それでも中内氏は、周囲の声に惑わされることなく、「お客様が望むならやる」という姿勢を貫きました。
結果、初売りに駆けつけたお客様は予想以上に多く、被災地を含め、たくさんの人々の暮らしに小さな安心を取り戻すきっかけになったといいます。
震災が教えてくれた「商売の本質」
阪神・淡路大震災、東日本大震災、そして近年増えてきた自然災害。
どれだけ技術が進歩しても、「想定外の事態」は私たちの暮らしを脅かします。
そんな時に本当に頼りになるのは、最先端のシステムでも、華やかなマーケティングでもありません。
「お客様のために、何ができるか」を本気で考え、行動する人の覚悟です。
中内功氏が『流通革命は終わらない』で示したのは、まさにその姿勢でした。
安売りだけではない。
営業時間の延長だけでもない。
本質は、「お客様の生活の基盤を支える」という志だったのだと思います。
あの震災の瓦礫の中、黙々と働くダイエーの社員たちの背中を、私は今でもはっきりと思い出せます。
今の時代にこそ必要なもの
コロナ禍で多くの企業が試行錯誤し、災害や不況に備える体制づくりが急務となりました。

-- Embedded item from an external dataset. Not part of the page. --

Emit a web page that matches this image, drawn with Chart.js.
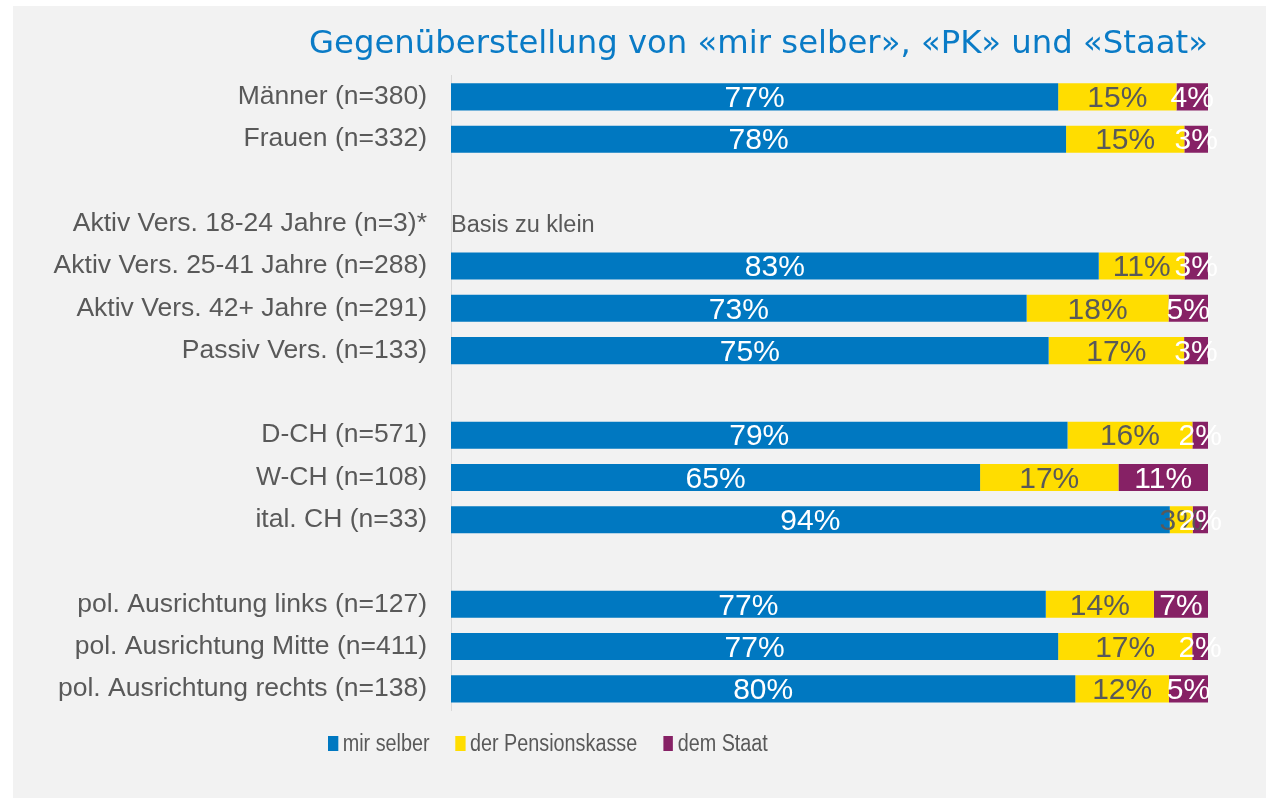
<!DOCTYPE html>
<html>
<head>
<meta charset="utf-8">
<script src="https://cdn.jsdelivr.net/npm/chart.js@4/dist/chart.umd.min.js"></script>
<style>
    body { margin: 0; background: #ffffff; }
    #panel {
        position: absolute; left: 13px; top: 6px;
        width: 1253px; height: 792px; background: #f2f2f2;
    }
    #legend {
        position: absolute; left: 315px; top: 724px;
        display: flex; align-items: center;
        font-family: 'Liberation Sans', Arial, sans-serif; font-size: 23px; color: #595959;
        transform: scaleX(0.86); transform-origin: left center;
        white-space: nowrap;
    }
    #legend .item { display: flex; align-items: center; margin-right: 30px; }
    #legend .box { width: 11.6px; height: 15px; margin-right: 5.5px; }
</style>
</head>
<body>
<div id="panel">
    <canvas id="chart"></canvas>
    <div id="legend"></div>
</div>
<script>
// Rows of the chart (empty strings are the blank separator rows)
const categories = [
    'Männer (n=380)',
    'Frauen (n=332)',
    '',
    'Aktiv Vers. 18-24 Jahre (n=3)*',
    'Aktiv Vers. 25-41 Jahre (n=288)',
    'Aktiv Vers. 42+ Jahre (n=291)',
    'Passiv Vers. (n=133)',
    '',
    'D-CH (n=571)',
    'W-CH (n=108)',
    'ital. CH (n=33)',
    '',
    'pol. Ausrichtung links (n=127)',
    'pol. Ausrichtung Mitte (n=411)',
    'pol. Ausrichtung rechts (n=138)'
];

// Shown percentages per series (null = no bar)
const mirSelber      = [77, 78, null, null, 83, 73, 75, null, 79, 65, 94, null, 77, 77, 80];
const pensionskasse  = [15, 15, null, null, 11, 18, 17, null, 16, 17,  3, null, 14, 17, 12];
const staat          = [ 4,  3, null, null,  3,  5,  3, null,  2, 11,  2, null,  7,  2,  5];

const seriesNames = ['mir selber', 'der Pensionskasse', 'dem Staat'];
const seriesColors = ['#0078c1', '#ffdd00', '#862165'];
const labelColors = ['#ffffff', '#595959', '#ffffff'];

const noteRow = 3;
const noteText = 'Basis zu klein';

const FONT = "'Liberation Sans', Arial, sans-serif";

// bars are drawn as a 100% stack of the shown values
const raw = [mirSelber, pensionskasse, staat];
const rowSums = categories.map((c, i) => raw.reduce((s, arr) => s + (arr[i] || 0), 0));
function shares(arr) {
    return arr.map((v, i) => v == null ? null : v / rowSums[i] * 100);
}

const datasets = raw.map((arr, k) => ({
    label: seriesNames[k],
    data: shares(arr),
    rawValues: arr,
    backgroundColor: seriesColors[k],
    borderWidth: 0,
    barPercentage: 0.64,
    categoryPercentage: 1.0
}));

// percentage labels in the middle of each segment, plus the note
const barLabels = {
    id: 'barLabels',
    afterDatasetsDraw(chart) {
        const ctx = chart.ctx;
        ctx.save();
        ctx.textAlign = 'center';
        ctx.textBaseline = 'middle';
        ctx.font = '30px ' + FONT;
        chart.data.datasets.forEach((ds, k) => {
            const meta = chart.getDatasetMeta(k);
            meta.data.forEach((bar, i) => {
                const v = ds.rawValues[i];
                if (v == null) return;
                ctx.fillStyle = labelColors[k];
                ctx.fillText(v + '%', (bar.x + bar.base) / 2, bar.y + 2);
            });
        });
        const xs = chart.scales.x, ys = chart.scales.y;
        ctx.textAlign = 'left';
        ctx.font = '23.5px ' + FONT;
        ctx.fillStyle = '#595959';
        ctx.fillText(noteText, xs.getPixelForValue(0), ys.getPixelForValue(noteRow) + 2);
        ctx.restore();
    }
};

const chart = new Chart(document.getElementById('chart'), {
    type: 'bar',
    data: { labels: categories, datasets: datasets },
    plugins: [barLabels],
    options: {
        indexAxis: 'y',
        responsive: true,
        maintainAspectRatio: false,
        animation: false,
        layout: { padding: { top: 0, right: 58, bottom: 88, left: 0 } },
        plugins: {
            legend: { display: false },
            tooltip: { enabled: false },
            title: {
                display: true,
                text: 'Gegenüberstellung von «mir selber», «PK» und «Staat»',
                align: 'end',
                color: '#0a7bc6',
                font: { family: "'DejaVu Sans', Verdana, sans-serif", size: 32.3, weight: 'normal' },
                padding: { top: 19, bottom: 12 }
            }
        },
        scales: {
            x: {
                stacked: true,
                min: 0,
                max: 100,
                display: false
            },
            y: {
                stacked: true,
                grid: { display: false },
                border: { display: true, color: '#d9d9d9', width: 1 },
                ticks: {
                    color: '#595959',
                    padding: 16,
                    font: { family: FONT, size: 26.5 }
                },
                afterFit(scale) { scale.width = 438; }
            }
        }
    }
});

// legend built from the datasets
const legendEl = document.getElementById('legend');
chart.data.datasets.forEach(ds => {
    const item = document.createElement('div');
    item.className = 'item';
    const box = document.createElement('span');
    box.className = 'box';
    box.style.background = ds.backgroundColor;
    const txt = document.createElement('span');
    txt.textContent = ds.label;
    item.appendChild(box);
    item.appendChild(txt);
    legendEl.appendChild(item);
});
</script>
</body>
</html>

働き方もビジネスモデルも、これまでの常識がどんどん塗り替えられています。
でも、本当に大事なことは、どんなに時代が変わっても変わらないのかもしれません。
「お客様のために何ができるのか」
シンプルだけど、決して簡単ではない問いです。
お客様の不安を減らし、生活を支え、希望を届ける。
そのために、どこまで本気になれるか。
流通革命は終わらない。
その言葉の重みを、これからも胸に刻んでいきたいと思います。